Aí começava o drama. Contavam às crianças, com requintes de
maldade, que era preciso ficar limpo até a hora da hóstia, caso
contrário ela iria verter sangue – ou você iria engasgar com tal
força que alguém tinha que dar um chute no seu traseiro. Esta
última versão parece que era uma corruptela da primeira, mais
adequada ao espirito sombrio da igreja.
Ficar
limpo. Eis a questão. Feita a confissão, você não pode mais pecar
até a hora da comunhão. Beleza, só que nos martelavam que se peca
por pensamentos, palavras e obras. Nada escapa da vigilância do Big
Father. Palavras e obras até que se consegue segurar. Por umas vinte
e quatro horas dá para aguentar. Mas… pensamentos? Se você bota
na cabeça que não pode pensar naquilo é justamente naquilo que vai
pensar. Até para lembrar que não deve pensar naquilo. Daí, na hora
de engolir a pastilha é fatal: você tem certeza de que vai
engasgar. Quando não acontece nada você começa a perder
a fé: consegui passar pela vigilância divina, então ela não é
grande coisa.
Superado
o obstáculo, quando você pensa que está livre, alguém mais
sádico, com ou sem batina, vai lhe avisar que tem mais pela frente.
Os sacramentos são sete e você passou por dois.

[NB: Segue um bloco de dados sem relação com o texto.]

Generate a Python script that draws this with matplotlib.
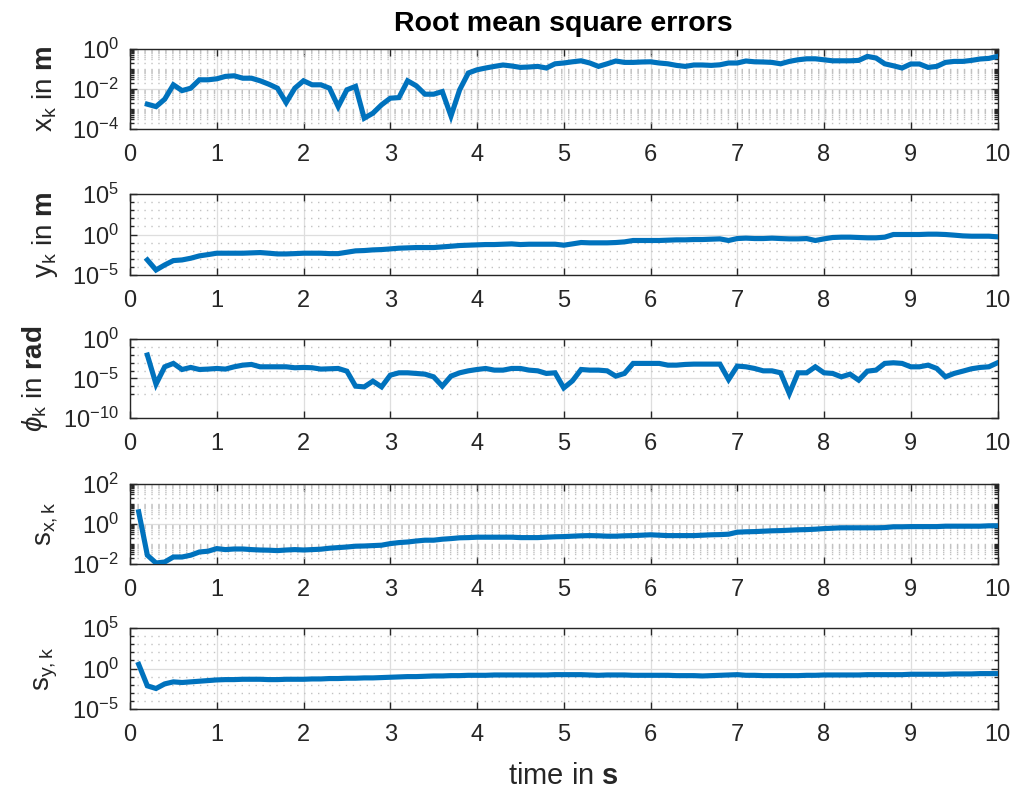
import numpy as np
import matplotlib
matplotlib.use("Agg")
import matplotlib.pyplot as plt
from matplotlib.ticker import LogFormatterMathtext, NullFormatter

plt.rcParams["font.family"] = ["Liberation Sans", "DejaVu Sans"]
plt.rcParams["mathtext.fontset"] = "custom"
plt.rcParams["mathtext.rm"] = "Liberation Sans"
plt.rcParams["mathtext.it"] = "Liberation Sans:italic"
plt.rcParams["mathtext.bf"] = "Liberation Sans:bold"

# sample times
t_state = np.round(np.linspace(0.2, 10.0, 99), 1)
t_scale = np.round(np.linspace(0.1, 10.0, 100), 1)

# RMSE values, stored as decimal exponents (value = 10**exponent)
x_rmse_exp = [
    -2.76, -2.88, -2.51, -1.79, -2.08, -1.96, -1.54, -1.54, -1.49, -1.37,
    -1.34, -1.46, -1.46, -1.59, -1.76, -1.96, -2.68, -1.96, -1.59, -1.79,
    -1.79, -1.96, -2.88, -2.04, -1.87, -3.46, -3.21, -2.79, -2.46, -2.43,
    -1.59, -1.84, -2.26, -2.26, -2.13, -3.35, -2.04, -1.20, -1.04, -0.95,
    -0.87, -0.80, -0.85, -0.92, -0.90, -0.87, -0.95, -0.74, -0.70, -0.64,
    -0.59, -0.70, -0.87, -0.74, -0.60, -0.67, -0.67, -0.65, -0.64, -0.70,
    -0.74, -0.82, -0.87, -0.80, -0.80, -0.82, -0.79, -0.70, -0.70, -0.60,
    -0.64, -0.65, -0.67, -0.74, -0.62, -0.54, -0.49, -0.49, -0.54, -0.59,
    -0.59, -0.59, -0.57, -0.37, -0.45, -0.74, -0.84, -0.95, -0.75, -0.75,
    -0.92, -0.87, -0.67, -0.62, -0.62, -0.57, -0.50, -0.47, -0.37,
]
y_rmse_exp = [
    -3.14, -4.38, -3.76, -3.22, -3.14, -2.93, -2.64, -2.48, -2.31, -2.31,
    -2.31, -2.31, -2.27, -2.23, -2.31, -2.40, -2.40, -2.36, -2.31, -2.31,
    -2.31, -2.36, -2.36, -2.19, -2.02, -1.98, -1.90, -1.86, -1.78, -1.69,
    -1.65, -1.61, -1.61, -1.61, -1.53, -1.45, -1.36, -1.32, -1.28, -1.24,
    -1.24, -1.20, -1.16, -1.24, -1.20, -1.20, -1.20, -1.20, -1.32, -1.16,
    -0.99, -1.03, -1.03, -1.03, -0.99, -0.91, -0.74, -0.74, -0.74, -0.74,
    -0.70, -0.66, -0.66, -0.62, -0.62, -0.58, -0.54, -0.74, -0.50, -0.45,
    -0.50, -0.50, -0.45, -0.50, -0.54, -0.54, -0.50, -0.74, -0.54, -0.37,
    -0.33, -0.33, -0.37, -0.41, -0.41, -0.33, 0.00, 0.00, 0.00, 0.00,
    0.04, 0.04, 0.00, -0.08, -0.17, -0.21, -0.21, -0.21, -0.29,
]
phi_rmse_exp = [
    -2.03, -5.72, -3.52, -3.09, -3.86, -3.60, -3.86, -3.81, -3.73, -3.81,
    -3.52, -3.31, -3.22, -3.52, -3.52, -3.52, -3.52, -3.64, -3.60, -3.64,
    -3.81, -3.77, -3.73, -4.07, -5.97, -6.06, -5.34, -6.06, -4.58, -4.28,
    -4.28, -4.36, -4.45, -4.79, -5.97, -4.70, -4.28, -4.03, -3.86, -3.73,
    -3.94, -3.94, -3.73, -3.73, -3.94, -4.03, -4.36, -4.28, -6.19, -5.30,
    -3.86, -3.94, -3.94, -4.03, -4.70, -4.36, -3.09, -3.09, -3.09, -3.09,
    -3.31, -3.31, -3.22, -3.18, -3.18, -3.18, -3.18, -5.13, -3.43, -3.52,
    -3.73, -4.03, -4.03, -4.28, -6.91, -4.28, -4.28, -3.52, -4.28, -4.36,
    -4.79, -4.45, -5.21, -4.07, -3.94, -3.09, -3.01, -3.09, -3.52, -3.52,
    -3.31, -3.73, -4.79, -4.36, -4.07, -3.77, -3.60, -3.52, -3.01,
]
sx_rmse_exp = [
    0.61, -1.56, -1.95, -1.90, -1.65, -1.65, -1.56, -1.40, -1.36, -1.23,
    -1.28, -1.25, -1.25, -1.28, -1.30, -1.31, -1.33, -1.30, -1.28, -1.30,
    -1.28, -1.26, -1.21, -1.18, -1.15, -1.11, -1.10, -1.08, -1.06, -0.98,
    -0.93, -0.90, -0.85, -0.81, -0.81, -0.76, -0.73, -0.69, -0.68, -0.66,
    -0.66, -0.66, -0.66, -0.66, -0.68, -0.68, -0.68, -0.66, -0.64, -0.63,
    -0.61, -0.59, -0.58, -0.59, -0.61, -0.61, -0.59, -0.58, -0.56, -0.54,
    -0.56, -0.58, -0.58, -0.58, -0.58, -0.56, -0.54, -0.53, -0.51, -0.41,
    -0.39, -0.38, -0.36, -0.34, -0.33, -0.31, -0.29, -0.28, -0.26, -0.23,
    -0.21, -0.19, -0.19, -0.19, -0.19, -0.19, -0.18, -0.14, -0.14, -0.13,
    -0.13, -0.13, -0.13, -0.11, -0.11, -0.11, -0.11, -0.11, -0.09, -0.09,
]
sy_rmse_exp = [
    0.51, -2.14, -2.47, -1.90, -1.65, -1.73, -1.65, -1.57, -1.49, -1.41,
    -1.37, -1.37, -1.33, -1.33, -1.33, -1.37, -1.37, -1.33, -1.33, -1.33,
    -1.29, -1.29, -1.24, -1.24, -1.20, -1.20, -1.16, -1.16, -1.12, -1.08,
    -1.04, -1.00, -1.00, -0.96, -0.92, -0.92, -0.88, -0.88, -0.84, -0.84,
    -0.84, -0.80, -0.80, -0.80, -0.80, -0.80, -0.80, -0.80, -0.76, -0.76,
    -0.76, -0.76, -0.80, -0.84, -0.80, -0.80, -0.80, -0.84, -0.84, -0.84,
    -0.84, -0.84, -0.88, -0.88, -0.88, -0.92, -0.88, -0.84, -0.80, -0.76,
    -0.84, -0.84, -0.88, -0.88, -0.88, -0.88, -0.88, -0.84, -0.84, -0.80,
    -0.80, -0.80, -0.80, -0.80, -0.76, -0.76, -0.76, -0.76, -0.76, -0.71,
    -0.71, -0.71, -0.71, -0.71, -0.67, -0.67, -0.67, -0.63, -0.63, -0.63,
]

ylabels = [
    r"$\mathrm{x_k}$ in $\mathbf{m}$",
    r"$\mathrm{y_k}$ in $\mathbf{m}$",
    r"$\phi_\mathrm{k}$ in $\mathbf{rad}$",
    r"$\mathrm{s_{x,k}}$",
    r"$\mathrm{s_{y,k}}$",
]
# (low exponent, high exponent, labelled exponents)
ylims = [(-4, 0, [-4, -2, 0]), (-5, 5, [-5, 0, 5]), (-10, 0, [-10, -5, 0]),
         (-2, 2, [-2, 0, 2]), (-5, 5, [-5, 0, 5])]
series = [(t_state, x_rmse_exp), (t_state, y_rmse_exp), (t_state, phi_rmse_exp),
          (t_scale, sx_rmse_exp), (t_scale, sy_rmse_exp)]

# axes boxes in pixels from the top: (top, bottom)
boxes = [(49, 129), (194, 275), (339, 418), (484, 564), (628, 709)]
W, H = 1014, 791
left, right = 130, 997.5

AX_COLOR = "#262626"
LINE_COLOR = "#0072BD"

fig = plt.figure(figsize=(W / 100, H / 100), dpi=100)
axes = []
for (top, bot), (lo, hi, majors), (tt, vals), lab in zip(boxes, ylims, series, ylabels):
    ax = fig.add_axes([left / W, 1 - bot / H, (right - left) / W, (bot - top) / H])
    ax.set_yscale("log")
    ax.plot(tt, 10.0 ** np.asarray(vals), color=LINE_COLOR, lw=3.7,
            solid_joinstyle="miter", zorder=3)
    ax.set_xlim(0, 10)
    ax.set_ylim(10.0 ** lo, 10.0 ** hi)
    ax.set_xticks(range(0, 11))
    ax.set_yticks([10.0 ** e for e in majors])
    if hi - lo <= 4:
        minors = [m * 10.0 ** e for e in range(lo, hi) for m in range(1, 10)]
    else:
        minors = [10.0 ** e for e in range(lo, hi + 1)]
    minors = [v for v in minors if not any(np.isclose(v, 10.0 ** e) for e in majors)]
    ax.set_yticks(minors, minor=True)
    ax.yaxis.set_major_formatter(LogFormatterMathtext())
    ax.yaxis.set_minor_formatter(NullFormatter())
    ax.grid(True, which="major", color="#dedede", lw=0.9, ls="-", zorder=0)
    ax.grid(True, which="minor", axis="y", color="#c2c2c2", lw=1.0, ls=(0, (1, 4)), zorder=0)
    ax.tick_params(which="both", direction="in", top=True, right=True,
                   color=AX_COLOR, labelcolor=AX_COLOR, width=1.0)
    ax.tick_params(which="major", length=5, labelsize=17)
    ax.tick_params(axis="x", which="major", pad=11)
    ax.tick_params(axis="y", which="major", pad=8)
    ax.tick_params(which="minor", length=3)
    for s in ax.spines.values():
        s.set_color(AX_COLOR)
        s.set_linewidth(1.0)
    ax.set_ylabel(lab, fontsize=20, color=AX_COLOR, labelpad=9)
    axes.append(ax)

axes[0].set_title("Root mean square errors", fontsize=20.5, fontweight="bold", pad=13)
axes[-1].set_xlabel(r"time in $\mathbf{s}$", fontsize=21, color=AX_COLOR, labelpad=11)

fig.savefig("out.png", dpi=100)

Bom, nesta altura
do campeonato não me restou alternativa senão dizer que estava em
outra e que Ogun havia feito contato. Não era verdade, mas servia
como desculpa. Afinal, melhor dizer que tem outro deus do que dizer
que não tem nenhum. Porque hoje, como na era de John Locke, a
tolerância se aplica a todas as religiões, mas não àqueles que
não querem ter uma. Esses não pertencem à comunidade.
Ogun
serviu para me livrar das chamas do inferno ou, pelo menos, do olhar
desconfiado dos meus semelhantes tementes a Deus. Mas eu sabia que
era falso. E que, portanto, eu estaria, sem dúvida, nos braços de
Belzebu. Este, felizmente, reduziu os sacramentos a um único
procedimento purificador: girar como salsicha no braseiro.
Fazendo
as contas, talvez os sete sacramentos valham a pena. Vai que é assim
mesmo. Anos mais tarde li a tal aposta de Blaise Pascal. A conversa
do filósofo era malandra. O que você tem a perder? Diga que
acredita na existência de Deus e nas consequências desse fato
primordial. Se for mentira, você não perde nada. Se for verdade,
você ganha um paraíso. Só que… tem um truque na conversa mole.
Aceitar a chantagem de Pascal significa abrir mão de umas vodcas e
baseados, entre outros refrescos do vale de lágrimas. Recusar
significa aceitar a possibilidade de um fogaréu assando as partes.
Entendi
então como aquele Jesus simpático que protagonizava velhas
histórias, tinha sido transformado em um promotor de vendas. Um
gênio do marketing. Com apenas doze
vendedores-pracistas, conseguiu construir um império transnacional.
Vendendo esse bem (ou serviço?) que ninguém manuseia e, se não
receber, sequer pode reclamar ao Procon.
Feito
o balanço, fico pensando se não é preciso ser um pouco ateu para
não embarcar nesse cristianismo cínico. Jesus, como eu disse, me
parecia um cara boa-gente. Excelente
professor, explicava de modo simples idéias bastante complexas.
Corajoso, expulsava os vendilhões do tempo. Hoje,
os donos de templos preferem estórias vingativas do Velho
Testamento. E quando falam de Jesus é para transformá-lo em uma
caderneta de poupança ou fundo de investimento. Fico sem essa.